AIM:
Reproduce exactly, with no pictures, each line from the opening of the material down through the line containing "W, H = 224, 124".

SUPPLIED MATERIAL:
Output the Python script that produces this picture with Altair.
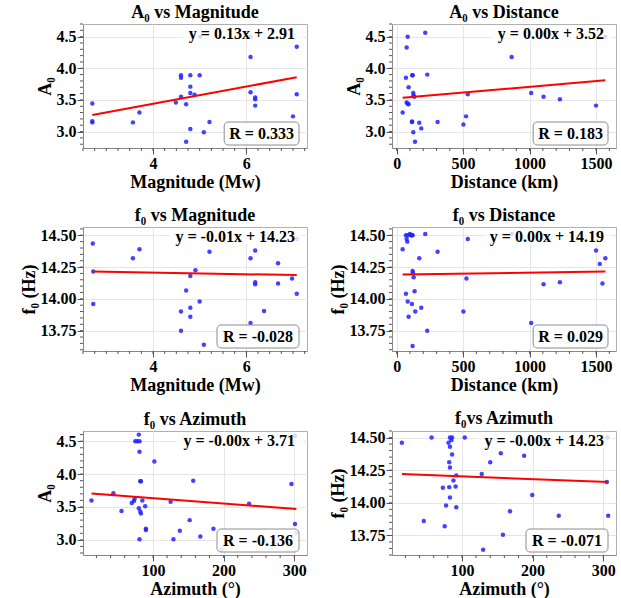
import altair as alt
import numpy as np
import pandas as pd

FONT = "Liberation Serif"
W, H = 224, 124

# ---------------- data ----------------
mag_a0 = [2.7, 2.7, 2.7, 3.57, 3.71, 4.49, 4.60, 4.60, 4.60, 4.71, 4.71, 4.80, 4.80, 4.80,
          4.89, 4.80, 5.00, 5.09, 5.21, 5.01, 6.09, 6.09, 6.19, 6.19, 6.19, 6.09, 7.0, 7.08, 7.08]
a0_mag = [3.445, 3.165, 3.145, 3.145, 3.30, 3.46, 3.89, 3.85, 3.55, 3.43, 2.84, 3.89, 3.71, 3.61,
          3.58, 3.04, 3.89, 2.99, 3.15, 4.50, 4.18, 3.62, 3.54, 3.51, 3.41, 4.50, 3.24, 4.34, 3.59]

dist_a0 = [215, 83, 75, 120, 118, 230, 70, 90, 125, 127, 133, 75, 83, 90, 45, 115, 117, 170,
           185, 125, 138, 308, 502, 522, 535, 865, 1012, 1105, 1228, 1500, 1570]
a0_dist = [4.56, 4.50, 4.33, 3.89, 3.89, 3.90, 3.85, 3.70, 3.61, 3.57, 3.55, 3.46, 3.44, 3.43,
           3.30, 3.15, 3.16, 3.14, 3.05, 2.99, 2.84, 3.15, 3.11, 3.24, 3.59, 4.18, 3.61, 3.55,
           3.51, 3.41, 4.50]

mag_f0 = [2.71, 2.72, 2.72, 3.57, 3.71, 4.60, 4.60, 4.71, 4.80, 4.80, 4.80, 4.91, 5.00, 5.09,
          5.21, 4.90, 6.09, 6.09, 6.19, 6.19, 6.19, 6.38, 6.68, 6.68, 6.98, 7.08, 7.08]
f0_mag = [14.435, 14.215, 13.96, 14.32, 14.39, 13.90, 13.75, 14.065, 14.18, 13.93, 13.86, 14.225,
          13.98, 13.64, 14.37, 14.50, 14.32, 13.81, 14.38, 14.13, 14.115, 13.905, 14.28, 14.12,
          14.16, 14.04, 14.47]

dist_f0 = [45, 70, 85, 100, 108, 115, 120, 75, 80, 215, 308, 170, 535, 120, 122, 128, 525, 135,
           70, 83, 115, 185, 140, 90, 502, 230, 120, 865, 1012, 1105, 1228, 1500, 1528, 1548, 1570]
f0_dist = [14.39, 14.50, 14.50, 14.51, 14.50, 14.50, 14.50, 14.47, 14.45, 14.51, 14.37, 14.32,
           14.47, 14.22, 14.205, 14.17, 14.16, 14.06, 14.04, 13.98, 13.96, 13.93, 13.90, 13.86,
           13.90, 13.75, 13.63, 14.51, 13.81, 14.115, 14.13, 14.38, 14.275, 14.12, 14.32]

az_a0 = [13, 44, 55.5, 70, 73, 74, 80, 75, 78, 81, 81, 82, 83, 85, 89, 80, 82, 83, 90, 90, 81,
         102, 125, 129, 138, 152, 157, 167, 185.6, 197, 236, 296, 301, 301, 303]
a0_az = [3.60, 3.71, 3.44, 3.56, 3.59, 3.62, 4.60, 4.50, 4.50, 4.50, 4.34, 3.89, 3.89, 3.60,
         3.51, 3.48, 3.43, 3.40, 3.17, 3.15, 3.01, 4.19, 3.58, 3.01, 3.14, 3.30, 3.90, 3.05,
         3.17, 2.85, 3.55, 3.85, 3.24, 4.58, 3.11]

az_f0 = [15, 57, 83, 86, 85, 104, 81, 83, 86, 155, 140, 82, 83, 92, 128, 88, 73, 82, 91, 83,
         77.5, 92, 46, 75.6, 130, 158, 188, 199.5, 168, 237, 305, 307, 306]
f0_az = [14.46, 14.50, 14.50, 14.50, 14.48, 14.50, 14.46, 14.43, 14.37, 14.38, 14.31, 14.31,
         14.27, 14.21, 14.22, 14.17, 14.115, 14.12, 14.125, 14.04, 13.98, 13.965, 13.86, 13.82,
         13.64, 13.755, 14.36, 14.06, 13.935, 13.90, 14.16, 13.90, 14.50]

slopes = [0.1364, 0.00018, -0.0064, 0.0000155, -0.00081, -0.00021]
intercepts = [2.893, 3.527, 14.232, 14.191, 3.714, 14.223]
equations = ["y = 0.13x + 2.91", "y = 0.00x + 3.52", "y = -0.01x + 14.23",
             "y = 0.00x + 14.19", "y = -0.00x + 3.71", "y = -0.00x + 14.23"]
r_labels = ["R = 0.333", "R = 0.183", "R = -0.028", "R = 0.029", "R = -0.136", "R = -0.071"]
titles = ["A\u2080 vs Magnitude", "A\u2080 vs Distance", "f\u2080 vs Magnitude",
          "f\u2080 vs Distance", "f\u2080 vs Azimuth", "f\u2080vs Azimuth"]
x_titles = ["Magnitude (Mw)", "Distance (km)", "Magnitude (Mw)", "Distance (km)",
            "Azimuth (\u00b0)", "Azimuth (\u00b0)"]
y_titles = ["A\u2080", "A\u2080", "f\u2080 (Hz)", "f\u2080 (Hz)", "A\u2080", "f\u2080 (Hz)"]


def tick_values(lo, hi, step):
    start = np.ceil(lo / step - 1e-9) * step
    vals = np.arange(start, hi + 1e-9, step)
    return [float(round(v, 4)) for v in vals]


def make_axis(title, dom, major, fmt):
    return alt.Axis(
        title=title,
        values=tick_values(dom[0], dom[1], major),
        format=fmt,
        tickSize=6,
        labelOverlap=False,
        labelFlush=False,
    )


def panel(i, xs, ys, xdom, ydom, xtick, ytick):
    df = pd.DataFrame({"x": xs, "y": ys})
    xsc = alt.Scale(domain=xdom, nice=False, zero=False)
    ysc = alt.Scale(domain=ydom, nice=False, zero=False)
    xax = make_axis(x_titles[i], xdom, xtick[1], xtick[2])
    yax = make_axis(y_titles[i], ydom, ytick[1], ytick[2])
    pts = alt.Chart(df).mark_circle(size=20, color="#2222ff", opacity=0.85).encode(
        x=alt.X("x:Q", scale=xsc, axis=xax),
        y=alt.Y("y:Q", scale=ysc, axis=yax),
    )
    x0, x1 = min(xs), max(xs)
    ldf = pd.DataFrame({"x": [x0, x1],
                        "y": [intercepts[i] + slopes[i] * x0, intercepts[i] + slopes[i] * x1]})
    line = alt.Chart(ldf).mark_line(color="#ff0000", strokeWidth=2).encode(
        x=alt.X("x:Q", scale=xsc, axis=xax),
        y=alt.Y("y:Q", scale=ysc, axis=yax),
    )
    # minor ticks
    mx = pd.DataFrame({"t": tick_values(xdom[0], xdom[1], xtick[0])})
    my = pd.DataFrame({"t": tick_values(ydom[0], ydom[1], ytick[0])})
    mxr = alt.Chart(mx).mark_rule(color="#555555", strokeWidth=1).encode(
        x=alt.X("t:Q", scale=xsc, axis=xax), y=alt.value(H), y2=alt.value(H + 3))
    myr = alt.Chart(my).mark_rule(color="#555555", strokeWidth=1).encode(
        y=alt.Y("t:Q", scale=ysc, axis=yax), x=alt.value(0), x2=alt.value(-3))
    one = pd.DataFrame({"k": [0]})
    ew = len(equations[i]) * 6.9
    ebg = alt.Chart(one).mark_rect(color="white", opacity=0.8).encode(
        x=alt.value(W - 14 - ew), x2=alt.value(W - 4), y=alt.value(1), y2=alt.value(17))
    etx = alt.Chart(one).mark_text(
        text=equations[i], align="right", baseline="middle", font=FONT,
        fontWeight="bold", fontSize=16, color="black").encode(
        x=alt.value(W - 12), y=alt.value(9.5))
    rw = len(r_labels[i]) * 7.2 + 10
    rbox = alt.Chart(one).mark_rect(
        fill="white", fillOpacity=0.85, stroke="#8c8c8c", strokeWidth=1,
        cornerRadius=4).encode(
        x=alt.value(W - 8 - rw), x2=alt.value(W - 8), y=alt.value(H - 26), y2=alt.value(H - 3))
    rtx = alt.Chart(one).mark_text(
        text=r_labels[i], align="center", baseline="middle", font=FONT,
        fontWeight="bold", fontSize=16, color="black").encode(
        x=alt.value(W - 8 - rw / 2), y=alt.value(H - 14))
    return alt.layer(mxr, myr, pts, line, ebg, etx, rbox, rtx).properties(
        width=W, height=H, title=alt.Title(titles[i], frame="group"))


mag_dom = [2.5, 7.3]
dist_dom = [-35, 1650]
az_dom = [1, 318]
p1 = panel(0, mag_a0, a0_mag, mag_dom, [2.74, 4.70], (0.25, 2, "d"), (0.1, 0.5, ".1f"))
p2 = panel(1, dist_a0, a0_dist, dist_dom, [2.74, 4.70], (100, 500, "d"), (0.1, 0.5, ".1f"))
p3 = panel(2, mag_f0, f0_mag, mag_dom, [13.59, 14.565], (0.25, 2, "d"), (0.05, 0.25, ".2f"))
p4 = panel(3, dist_f0, f0_dist, dist_dom, [13.59, 14.565], (100, 500, "d"), (0.05, 0.25, ".2f"))
p5 = panel(4, az_a0, a0_az, az_dom, [2.77, 4.655], (20, 100, "d"), (0.1, 0.5, ".1f"))
p6 = panel(5, az_f0, f0_az, az_dom, [13.60, 14.55], (20, 100, "d"), (0.05, 0.25, ".2f"))

chart = alt.concat(p1, p2, p3, p4, p5, p6, columns=2, spacing={"row": 14, "column": 20}).properties(
    padding={"left": 19, "top": 3, "right": 3, "bottom": 0}
).configure_view(
    stroke="#b0b0b0", strokeWidth=1
).configure_axis(
    labelFont=FONT, labelFontSize=16, labelFontWeight="bold", labelColor="black",
    titleFont=FONT, titleFontSize=18, titleFontWeight="bold", titleColor="black",
    domainColor="#888888", tickColor="#555555", gridColor="#e6e6e6",
    labelPadding=1, titlePadding=2,
).configure_title(
    font=FONT, fontSize=18, fontWeight="bold", color="black", offset=2, anchor="middle"
)

chart.save("out.html", embed_options={"renderer": "svg", "actions": False})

SOLVED PROBLEM:
Output the Python script that produces this picture with Altair.
import altair as alt
import numpy as np
import pandas as pd

FONT = "Liberation Serif"
W, H = 224, 124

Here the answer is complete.